WORK TO COMPLETE: Pictures aside, quote the whole listing exactly.

— Start —

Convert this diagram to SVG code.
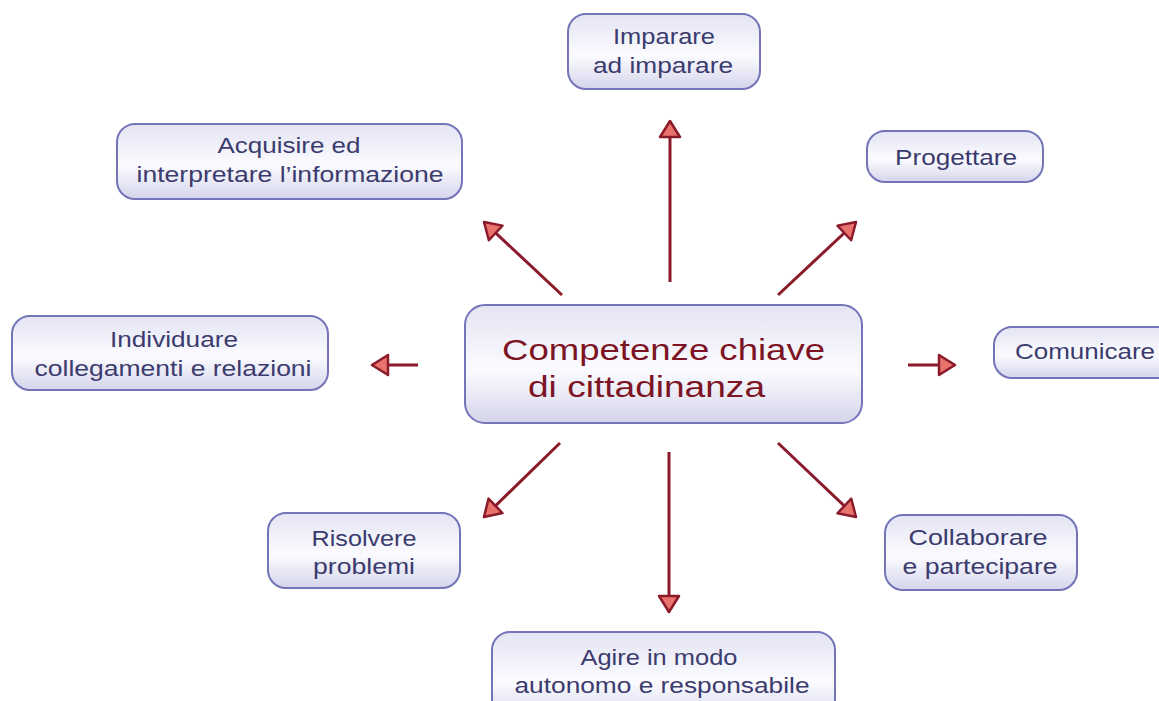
<svg xmlns="http://www.w3.org/2000/svg" width="1159" height="701" viewBox="0 0 1159 701">
<defs>
<linearGradient id="bg" x1="0" y1="0" x2="0" y2="1">
<stop offset="0" stop-color="#e4e4f4"/>
<stop offset="0.55" stop-color="#fbfbff"/>
<stop offset="1" stop-color="#d5d5ec"/>
</linearGradient>
<marker id="ah" markerUnits="userSpaceOnUse" viewBox="-20 -14 24 28" markerWidth="24" markerHeight="28" refX="0" refY="0" orient="auto">
<path d="M0,0 L-16,-10 L-16,10 Z" fill="#e8736d" stroke="#8b1a2a" stroke-width="2.5" stroke-linejoin="round"/>
</marker>
</defs>
<style>
.box{fill:url(#bg);stroke:#7474b8;stroke-width:2}
.t{font-family:"Liberation Sans",Arial,sans-serif;font-size:22px;fill:#3b3b6e;text-anchor:middle}
.c{font-family:"Liberation Sans",Arial,sans-serif;font-size:30px;fill:#7d1424}
.arr{stroke:#8b1a2a;stroke-width:3;fill:none;marker-end:url(#ah)}
</style>
<rect width="1159" height="701" fill="#ffffff"/>
<g id="connectors">
<line class="arr" x1="670" y1="282" x2="670" y2="121"/>
<line class="arr" x1="562" y1="295" x2="484" y2="222"/>
<line class="arr" x1="778" y1="295" x2="856" y2="222"/>
<line class="arr" x1="418" y1="365" x2="372" y2="365"/>
<line class="arr" x1="908" y1="365" x2="955" y2="365"/>
<line class="arr" x1="560" y1="443" x2="484" y2="517"/>
<line class="arr" x1="669" y1="452" x2="669" y2="612"/>
<line class="arr" x1="778" y1="443" x2="856" y2="517"/>
</g>
<g id="center">
<rect class="box" x="465" y="305" width="397" height="118" rx="20"/>
<text class="c" x="502" y="360" textLength="323" lengthAdjust="spacingAndGlyphs">Competenze chiave</text>
<text class="c" x="528" y="397" textLength="237" lengthAdjust="spacingAndGlyphs">di cittadinanza</text>
</g>
<g id="imparare">
<rect class="box" x="568" y="14" width="192" height="75" rx="18"/>
<text class="t" x="664" y="44" textLength="102" lengthAdjust="spacingAndGlyphs">Imparare</text>
<text class="t" x="663" y="73" textLength="140" lengthAdjust="spacingAndGlyphs">ad imparare</text>
</g>
<g id="acquisire">
<rect class="box" x="117" y="124" width="345" height="75" rx="18"/>
<text class="t" x="289" y="153" textLength="143" lengthAdjust="spacingAndGlyphs">Acquisire ed</text>
<text class="t" x="290" y="182" textLength="307" lengthAdjust="spacingAndGlyphs">interpretare l’informazione</text>
</g>
<g id="progettare">
<rect class="box" x="867" y="131" width="176" height="51" rx="18"/>
<text class="t" x="956" y="165" textLength="122" lengthAdjust="spacingAndGlyphs">Progettare</text>
</g>
<g id="individuare">
<rect class="box" x="12" y="316" width="316" height="74" rx="18"/>
<text class="t" x="174" y="347" textLength="128" lengthAdjust="spacingAndGlyphs">Individuare</text>
<text class="t" x="173" y="376" textLength="277" lengthAdjust="spacingAndGlyphs">collegamenti e relazioni</text>
</g>
<g id="comunicare">
<rect class="box" x="994" y="327" width="190" height="51" rx="18"/>
<text class="t" x="1015" y="359" style="text-anchor:start" textLength="140" lengthAdjust="spacingAndGlyphs">Comunicare</text>
</g>
<g id="risolvere">
<rect class="box" x="268" y="513" width="192" height="75" rx="18"/>
<text class="t" x="364" y="546" textLength="105" lengthAdjust="spacingAndGlyphs">Risolvere</text>
<text class="t" x="364" y="574" textLength="102" lengthAdjust="spacingAndGlyphs">problemi</text>
</g>
<g id="collaborare">
<rect class="box" x="885" y="515" width="192" height="75" rx="18"/>
<text class="t" x="978" y="545" textLength="139" lengthAdjust="spacingAndGlyphs">Collaborare</text>
<text class="t" x="980" y="574" textLength="155" lengthAdjust="spacingAndGlyphs">e partecipare</text>
</g>
<g id="agire">
<rect class="box" x="492" y="632" width="343" height="90" rx="18"/>
<text class="t" x="659" y="665" textLength="157" lengthAdjust="spacingAndGlyphs">Agire in modo</text>
<text class="t" x="662" y="693" textLength="295" lengthAdjust="spacingAndGlyphs">autonomo e responsabile</text>
</g>
</svg>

— End —

ANSWER FOR THE TASK:
Convert this diagram to SVG code.
<svg xmlns="http://www.w3.org/2000/svg" width="1159" height="701" viewBox="0 0 1159 701">
<defs>
<linearGradient id="bg" x1="0" y1="0" x2="0" y2="1">
<stop offset="0" stop-color="#e4e4f4"/>
<stop offset="0.55" stop-color="#fbfbff"/>
<stop offset="1" stop-color="#d5d5ec"/>
</linearGradient>
<marker id="ah" markerUnits="userSpaceOnUse" viewBox="-20 -14 24 28" markerWidth="24" markerHeight="28" refX="0" refY="0" orient="auto">
<path d="M0,0 L-16,-10 L-16,10 Z" fill="#e8736d" stroke="#8b1a2a" stroke-width="2.5" stroke-linejoin="round"/>
</marker>
</defs>
<style>
.box{fill:url(#bg);stroke:#7474b8;stroke-width:2}
.t{font-family:"Liberation Sans",Arial,sans-serif;font-size:22px;fill:#3b3b6e;text-anchor:middle}
.c{font-family:"Liberation Sans",Arial,sans-serif;font-size:30px;fill:#7d1424}
.arr{stroke:#8b1a2a;stroke-width:3;fill:none;marker-end:url(#ah)}
</style>
<rect width="1159" height="701" fill="#ffffff"/>
<g id="connectors">
<line class="arr" x1="670" y1="282" x2="670" y2="121"/>
<line class="arr" x1="562" y1="295" x2="484" y2="222"/>
<line class="arr" x1="778" y1="295" x2="856" y2="222"/>
<line class="arr" x1="418" y1="365" x2="372" y2="365"/>
<line class="arr" x1="908" y1="365" x2="955" y2="365"/>
<line class="arr" x1="560" y1="443" x2="484" y2="517"/>
<line class="arr" x1="669" y1="452" x2="669" y2="612"/>
<line class="arr" x1="778" y1="443" x2="856" y2="517"/>
</g>
<g id="center">
<rect class="box" x="465" y="305" width="397" height="118" rx="20"/>
<text class="c" x="502" y="360" textLength="323" lengthAdjust="spacingAndGlyphs">Competenze chiave</text>
<text class="c" x="528" y="397" textLength="237" lengthAdjust="spacingAndGlyphs">di cittadinanza</text>
</g>
<g id="imparare">
<rect class="box" x="568" y="14" width="192" height="75" rx="18"/>
<text class="t" x="664" y="44" textLength="102" lengthAdjust="spacingAndGlyphs">Imparare</text>
<text class="t" x="663" y="73" textLength="140" lengthAdjust="spacingAndGlyphs">ad imparare</text>
</g>
<g id="acquisire">
<rect class="box" x="117" y="124" width="345" height="75" rx="18"/>
<text class="t" x="289" y="153" textLength="143" lengthAdjust="spacingAndGlyphs">Acquisire ed</text>
<text class="t" x="290" y="182" textLength="307" lengthAdjust="spacingAndGlyphs">interpretare l’informazione</text>
</g>
<g id="progettare">
<rect class="box" x="867" y="131" width="176" height="51" rx="18"/>
<text class="t" x="956" y="165" textLength="122" lengthAdjust="spacingAndGlyphs">Progettare</text>
</g>
<g id="individuare">
<rect class="box" x="12" y="316" width="316" height="74" rx="18"/>
<text class="t" x="174" y="347" textLength="128" lengthAdjust="spacingAndGlyphs">Individuare</text>
<text class="t" x="173" y="376" textLength="277" lengthAdjust="spacingAndGlyphs">collegamenti e relazioni</text>
</g>
<g id="comunicare">
<rect class="box" x="994" y="327" width="190" height="51" rx="18"/>
<text class="t" x="1015" y="359" style="text-anchor:start" textLength="140" lengthAdjust="spacingAndGlyphs">Comunicare</text>
</g>
<g id="risolvere">
<rect class="box" x="268" y="513" width="192" height="75" rx="18"/>
<text class="t" x="364" y="546" textLength="105" lengthAdjust="spacingAndGlyphs">Risolvere</text>
<text class="t" x="364" y="574" textLength="102" lengthAdjust="spacingAndGlyphs">problemi</text>
</g>
<g id="collaborare">
<rect class="box" x="885" y="515" width="192" height="75" rx="18"/>
<text class="t" x="978" y="545" textLength="139" lengthAdjust="spacingAndGlyphs">Collaborare</text>
<text class="t" x="980" y="574" textLength="155" lengthAdjust="spacingAndGlyphs">e partecipare</text>
</g>
<g id="agire">
<rect class="box" x="492" y="632" width="343" height="90" rx="18"/>
<text class="t" x="659" y="665" textLength="157" lengthAdjust="spacingAndGlyphs">Agire in modo</text>
<text class="t" x="662" y="693" textLength="295" lengthAdjust="spacingAndGlyphs">autonomo e responsabile</text>
</g>
</svg>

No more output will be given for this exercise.